State v. Daniel Williams, 2001 WI App 155
For Williams: Adrienne M. Moore, SPD, Racine Trial
Issue: Whether the grant of a petition for supervised release (§ 980.08) can be vacated on the basis of a periodic re-examination report (§ 980.07) which is a mere assessment of the same information utilized during the supervised release proceeding.
Holding: A motion for relief from judgment, § 980.07, may be based on newly discovered evidence, § 805.13, ¶11; but:

¶16. There is absolutely no new information contained in the periodic re-examination report. The report is simply Dal Cerro’s assessment of pre-existing information, the same information utilized by Lytton [expert at § 980.08 proceeding]. Merely recycling and reformulating existing information into a new format does not generate new evidence. Newly discovered evidence does not include a ‘new appreciation of the importance of evidence previously known but not used.’ State v. Fosnow, 2001 WI App 2, ¶9, 240 Wis. 2d 699, 624 N.W.2d 883 (citation omitted).¶17. Our holding here is supported by a recent case, State v. Slagoski, 2001 WI App 112, where we held that the existence of a postsentencing contradictory psychiatric report, based on old information, does not constitute a new factor for purposes of sentence modification. Id. at ¶11. As we stated in Slagoski, a contradictory report merely confirms that mental health professionals will sometimes disagree on matters of diagnosis. Id. The State has failed to differentiate the psychiatric evidence available at the time of Lytton’s report from Dal Cerro’s report. Dal Cerro’s report was nothing more than the newly opined importance of existing evidence.

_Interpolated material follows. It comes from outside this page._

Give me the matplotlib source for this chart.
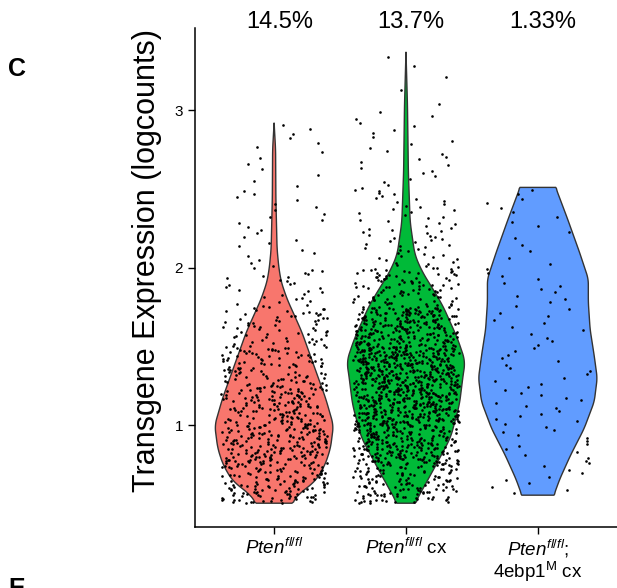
import numpy as np
import matplotlib
matplotlib.use("Agg")
import matplotlib.pyplot as plt

plt.rcParams["font.family"] = ["Liberation Sans", "DejaVu Sans"]
plt.rcParams["mathtext.fontset"] = "custom"
plt.rcParams["mathtext.rm"] = "Liberation Sans"
plt.rcParams["mathtext.it"] = "Liberation Sans:italic"

# groups
groups = ["red", "green", "blue"]
tick_labels = [r"$\mathit{Pten}^{\mathit{fl/fl}}$",
               r"$\mathit{Pten}^{\mathit{fl/fl}}$ cx",
               r"$\mathit{Pten}^{\mathit{fl/fl}}\mathit{;}$" + "\n" + r"4ebp1$^{\mathrm{M}}$ cx"]
percent_labels = ["14.5%", "13.7%", "1.33%"]
colors = ["#F8766D", "#00BA38", "#619CFF"]

# violin outlines: expression level and relative half width (1 = widest)
red_levels = [0.506, 0.56, 0.646, 0.75, 0.854, 1.0, 1.17, 1.38, 1.59, 1.70, 1.80, 1.91, 2.0, 2.12, 2.44, 2.75, 2.92]
red_width = [0.30, 0.40, 0.70, 0.86, 0.95, 1.0, 0.87, 0.67, 0.47, 0.34, 0.22, 0.12, 0.08, 0.05, 0.03, 0.025, 0.0]
green_levels = [0.506, 0.71, 0.92, 1.13, 1.34, 1.405, 1.55, 1.76, 1.88, 1.97, 2.08, 2.29, 2.61, 3.03, 3.37]
green_width = [0.15, 0.45, 0.75, 0.90, 0.97, 1.0, 0.87, 0.62, 0.43, 0.28, 0.15, 0.07, 0.04, 0.025, 0.0]
blue_levels = [0.557, 0.66, 0.81, 0.98, 1.15, 1.30, 1.44, 1.61, 1.78, 1.93, 2.10, 2.31, 2.51]
blue_width = [0.27, 0.37, 0.55, 0.78, 0.95, 1.0, 0.95, 0.88, 0.85, 0.85, 0.70, 0.50, 0.30]

# cell counts per expression bin
red_edges = [0.506, 0.75, 1.0, 1.25, 1.5, 1.75, 2.0, 2.25, 2.5, 2.75, 2.92]
red_counts = [130, 165, 140, 100, 62, 28, 12, 12, 7, 6]
green_edges = [0.506, 0.75, 1.0, 1.25, 1.5, 1.75, 2.0, 2.25, 2.5, 2.75, 3.0, 3.25, 3.37]
green_counts = [130, 230, 300, 320, 230, 95, 35, 25, 14, 11, 3, 2]
blue_edges = [0.557, 0.75, 1.0, 1.25, 1.5, 1.75, 2.0, 2.25, 2.51]
blue_counts = [9, 14, 15, 12, 11, 12, 6, 9]

levels = [red_levels, green_levels, blue_levels]
widths = [red_width, green_width, blue_width]
edges = [red_edges, green_edges, blue_edges]
counts = [red_counts, green_counts, blue_counts]


def outline(lv, w):
    # round off the corners of the traced outline a little
    y = np.linspace(lv[0], lv[-1], 300)
    hw = np.interp(y, lv, w)
    k = 11
    pad = np.concatenate([np.full(k, hw[0]), hw, np.full(k, hw[-1])])
    sm = np.convolve(pad, np.ones(k) / k, mode="same")[k:-k]
    sm[0], sm[-1] = hw[0], hw[-1]
    return y, sm


def jitter(idx):
    # integer hash -> [0, 1), stands in for geom_jitter's horizontal jitter
    m = np.uint64(0xFFFFFFFF)
    h = (idx.astype(np.uint64) * np.uint64(0x9E3779B9)) & m
    h ^= h >> np.uint64(16)
    h = (h * np.uint64(0x85EBCA6B)) & m
    h ^= h >> np.uint64(13)
    h = (h * np.uint64(0xC2B2AE35)) & m
    h ^= h >> np.uint64(16)
    return h.astype(np.float64) / 4294967296.0


def main():
    fig = plt.figure(figsize=(6.17, 5.88), dpi=100)
    ax = fig.add_axes([0.316, 0.104, 0.684, 0.848])

    for i in range(3):
        pos = i + 1
        y, hw = outline(levels[i], widths[i])
        hw = hw * 0.45
        xs = np.concatenate([pos - hw, (pos + hw)[::-1]])
        ys = np.concatenate([y, y[::-1]])
        ax.fill(xs, ys, facecolor=colors[i], edgecolor="#333333", linewidth=1.0, zorder=2)

    # cells: values spread evenly inside each bin, x jitter of +-0.4 like geom_jitter
    for i in range(3):
        pos = i + 1
        k = 0
        px, py = [], []
        for lo, hi, c in zip(edges[i][:-1], edges[i][1:], counts[i]):
            j = np.arange(c)
            py.append(lo + (hi - lo) * (j + 0.5) / c)
            g = np.arange(k, k + c) + 1 + 5000 * i
            px.append(pos - 0.4 + 0.8 * jitter(g))
            k += c
        ax.scatter(np.concatenate(px), np.concatenate(py), s=3.6, c="black",
                   linewidths=0, zorder=3)

    ax.set_xlim(0.4, 3.6)
    ax.set_ylim(0.356, 3.52)
    ax.set_yticks([1, 2, 3])
    ax.set_xticks([1, 2, 3])
    ax.set_xticklabels(tick_labels, fontsize=13.5, linespacing=1.0)
    ax.tick_params(axis="y", labelsize=11, length=5, width=1, colors="black")
    ax.tick_params(axis="x", length=5, width=1, colors="black", pad=3)
    for s in ["top", "right"]:
        ax.spines[s].set_visible(False)
    for s in ["left", "bottom"]:
        ax.spines[s].set_linewidth(1.1)
        ax.spines[s].set_color("black")

    ax.set_ylabel("Transgene Expression (logcounts)", fontsize=22)
    ax.yaxis.set_label_coords(-0.078, 0.535)

    for i, lab in enumerate(percent_labels):
        ax.text(i + 1.04, 1.0, lab, transform=ax.get_xaxis_transform(),
                ha="center", va="baseline", fontsize=17)

    fig.text(0.028, 0.883, "C", fontsize=18, fontweight="bold", ha="center", va="center")
    fig.text(0.013, 0.019, "E", fontsize=18, fontweight="bold", ha="left", va="top")

    fig.savefig("out.png", dpi=100)


if __name__ == "__main__":
    main()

The court goes on to also find a lack of diligence stressing WRC’s refusal to cooperate with the expert on the release petition:

¶21. The State and WRC staff seem to forget that at a hearing for supervised release, the burden of proof lies with them, not Williams. Williams does not have to prove that he is cured; the State must prove that Williams continues to be a sexually violent person and that it is substantially probable that he will engage in acts of sexual violence if he is not continued in institutional care. Wis. Stat. § 980.08(4). The refusal of WRC to cooperate with the independent evaluation by Lytton perhaps frustrated the State’s objectives. In any event, if WRC wanted the trial court to be aware of Dal Cerro’s opinion, WRC staff should have cooperated with Lytton. Again, the test to determine if evidence is newly discovered is not what counsel knows or is aware of, but what the client, here WRC, is or should be aware of. Kocinski, 147 Wis. 2d at 744. At the time of Lytton’s evaluation, WRC had in its possession all of the information contained in Dal Cerro’s report. It cannot slide this information in the back door after it refused to contribute to Lytton’s § 980.08 evaluation. Wisconsin Stat. § 805.15(3) cannot be used as a cure for inadequate preparation. Kocinski, 147 Wis. 2d at 744.)